Longing for amnesia, another thought appears, how history cycles, recycles, re-ups, re-boots, and how free people, with right grounding, facts, fortitude, identify good leaders, recall freedom’s cost, and rise to put right a wrong-headed government and misguided culture.
Someone named Lincoln, he recalls, said: “I am a firm believer in the people. If given the truth, they can be depended upon to meet any national crisis. The great point is … real facts.”
Someone named Truman ended WWII, noting: “Men make history and not the other way around. In periods where there is no leadership, society stands still. Progress occurs when courageous, skillful leaders seize the opportunity to change things for the better.”

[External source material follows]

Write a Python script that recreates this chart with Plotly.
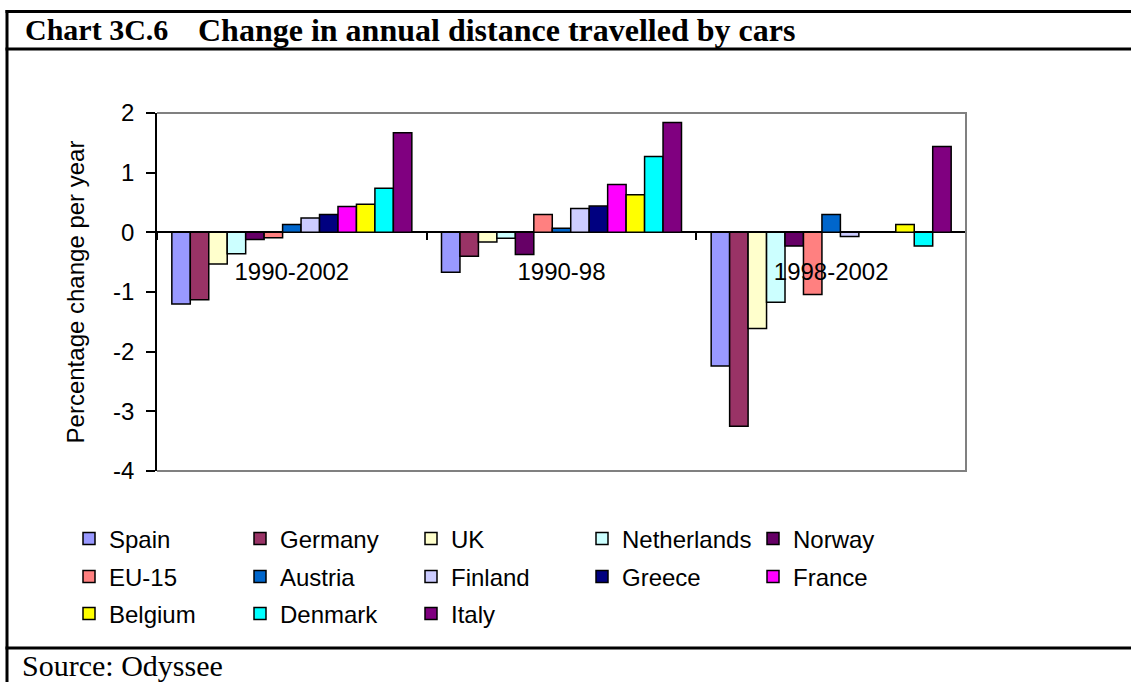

Someone named Reagan said: “Freedom is never more than one generation away from extinction. We didn’t pass it to our children in the bloodstream. It must be fought for, protected, and handed on for them to do the same.”
And Reagan reminded us that the miracle is not government – but ourselves, free individuals. “We cannot help everyone, but everyone can help someone.”
Living to see America silence fascism then communism, Reagan gave the truism: “Above all, we must realize that no arsenal, or no weapon in the arsenals of the world, is so formidable as the will and moral courage of free men and women. It is a weapon our adversaries in today’s world do not have.”
They did not have it then; they do not have it now. We did have it then; we do have it now. Our job –those waking and those who never slept – is to recall the timeless value of freedom and the fight for it. Reagan was right: Free people have a power without equal. We must remember.